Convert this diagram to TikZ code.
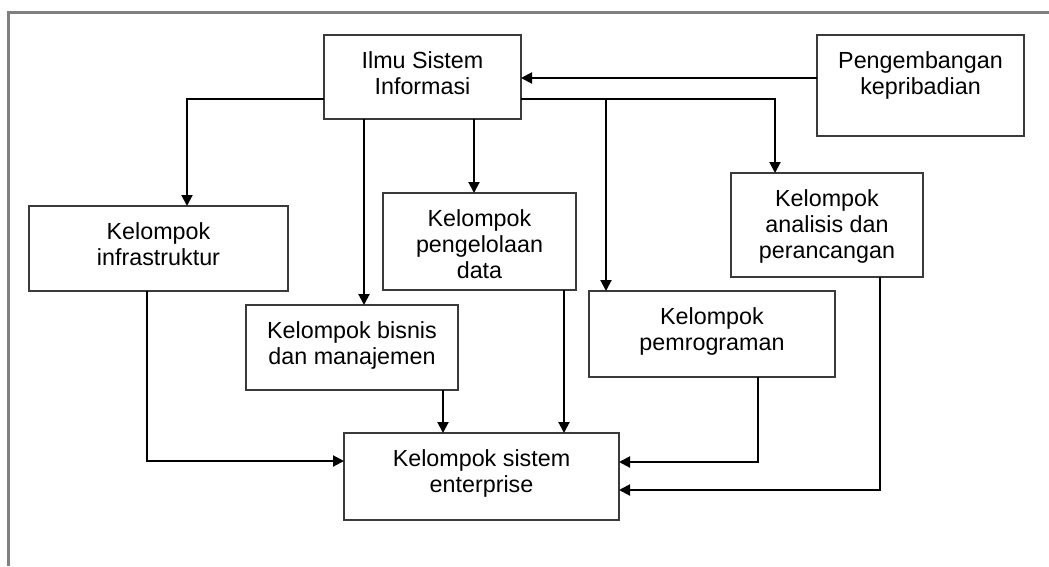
---
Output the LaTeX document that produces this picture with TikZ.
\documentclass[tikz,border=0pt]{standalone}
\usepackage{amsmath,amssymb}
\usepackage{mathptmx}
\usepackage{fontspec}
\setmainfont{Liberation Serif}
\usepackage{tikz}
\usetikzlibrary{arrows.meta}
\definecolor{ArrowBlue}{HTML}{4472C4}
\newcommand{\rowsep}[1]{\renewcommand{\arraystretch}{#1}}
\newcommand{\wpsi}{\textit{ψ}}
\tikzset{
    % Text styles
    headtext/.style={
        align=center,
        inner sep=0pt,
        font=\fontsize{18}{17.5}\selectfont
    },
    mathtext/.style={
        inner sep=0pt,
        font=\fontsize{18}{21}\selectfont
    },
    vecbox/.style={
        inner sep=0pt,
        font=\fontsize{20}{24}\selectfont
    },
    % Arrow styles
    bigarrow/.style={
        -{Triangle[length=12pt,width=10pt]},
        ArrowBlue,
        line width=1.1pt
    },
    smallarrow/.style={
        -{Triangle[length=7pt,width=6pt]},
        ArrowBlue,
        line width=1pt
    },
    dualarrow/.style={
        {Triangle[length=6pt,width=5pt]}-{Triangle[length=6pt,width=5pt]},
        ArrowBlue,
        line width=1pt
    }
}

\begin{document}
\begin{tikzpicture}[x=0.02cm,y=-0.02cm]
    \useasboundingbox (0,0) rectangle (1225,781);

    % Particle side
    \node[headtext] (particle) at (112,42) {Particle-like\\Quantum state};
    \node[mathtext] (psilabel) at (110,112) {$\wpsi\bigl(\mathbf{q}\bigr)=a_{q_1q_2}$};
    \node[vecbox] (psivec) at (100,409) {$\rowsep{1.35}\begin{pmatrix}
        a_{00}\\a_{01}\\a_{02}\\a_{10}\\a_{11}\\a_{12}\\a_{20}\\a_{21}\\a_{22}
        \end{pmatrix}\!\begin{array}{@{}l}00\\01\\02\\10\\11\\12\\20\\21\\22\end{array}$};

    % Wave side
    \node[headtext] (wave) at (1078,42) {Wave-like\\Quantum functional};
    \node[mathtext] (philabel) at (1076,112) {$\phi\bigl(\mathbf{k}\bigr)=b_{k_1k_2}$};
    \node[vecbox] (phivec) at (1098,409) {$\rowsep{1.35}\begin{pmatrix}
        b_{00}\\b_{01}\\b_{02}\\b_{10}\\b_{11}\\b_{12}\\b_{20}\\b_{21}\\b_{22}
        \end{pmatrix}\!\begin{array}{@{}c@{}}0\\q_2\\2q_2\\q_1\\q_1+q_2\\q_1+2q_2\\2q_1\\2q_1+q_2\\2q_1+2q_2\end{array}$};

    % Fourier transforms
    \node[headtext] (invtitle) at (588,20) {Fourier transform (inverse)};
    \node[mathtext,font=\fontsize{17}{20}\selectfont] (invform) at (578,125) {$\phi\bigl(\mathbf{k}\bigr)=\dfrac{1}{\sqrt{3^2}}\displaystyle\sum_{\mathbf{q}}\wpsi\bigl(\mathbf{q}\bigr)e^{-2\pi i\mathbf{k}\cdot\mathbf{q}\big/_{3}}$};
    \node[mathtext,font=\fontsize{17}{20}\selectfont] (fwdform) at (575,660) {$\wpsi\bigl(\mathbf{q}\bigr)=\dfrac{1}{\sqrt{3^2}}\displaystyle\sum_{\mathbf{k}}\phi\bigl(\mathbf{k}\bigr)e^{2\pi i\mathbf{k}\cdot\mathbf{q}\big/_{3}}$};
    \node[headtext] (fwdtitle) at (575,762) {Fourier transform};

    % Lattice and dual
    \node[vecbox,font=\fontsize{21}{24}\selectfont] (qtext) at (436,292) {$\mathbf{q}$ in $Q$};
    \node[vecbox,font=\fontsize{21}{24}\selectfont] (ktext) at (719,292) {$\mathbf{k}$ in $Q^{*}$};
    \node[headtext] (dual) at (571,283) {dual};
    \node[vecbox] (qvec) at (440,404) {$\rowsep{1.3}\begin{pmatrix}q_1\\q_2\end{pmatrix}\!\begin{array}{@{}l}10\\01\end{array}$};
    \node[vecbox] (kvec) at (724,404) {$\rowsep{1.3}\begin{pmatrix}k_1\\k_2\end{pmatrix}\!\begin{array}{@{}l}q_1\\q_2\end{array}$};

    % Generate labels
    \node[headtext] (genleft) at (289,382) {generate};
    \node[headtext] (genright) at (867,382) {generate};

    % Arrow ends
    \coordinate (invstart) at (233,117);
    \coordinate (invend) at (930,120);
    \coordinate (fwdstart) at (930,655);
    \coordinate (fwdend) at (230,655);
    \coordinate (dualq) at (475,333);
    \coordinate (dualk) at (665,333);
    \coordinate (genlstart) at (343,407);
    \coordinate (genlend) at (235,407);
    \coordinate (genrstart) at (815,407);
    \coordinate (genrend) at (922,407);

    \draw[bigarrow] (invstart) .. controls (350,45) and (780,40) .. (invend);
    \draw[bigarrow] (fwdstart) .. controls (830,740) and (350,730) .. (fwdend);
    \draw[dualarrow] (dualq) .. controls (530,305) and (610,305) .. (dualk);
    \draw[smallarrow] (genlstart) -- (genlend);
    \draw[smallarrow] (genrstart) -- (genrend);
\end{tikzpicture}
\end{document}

(PROBLEM):
The word "this" may appear on some lines. Report how many lines hold it, giving the number alone.

(THE OUTPUT):
2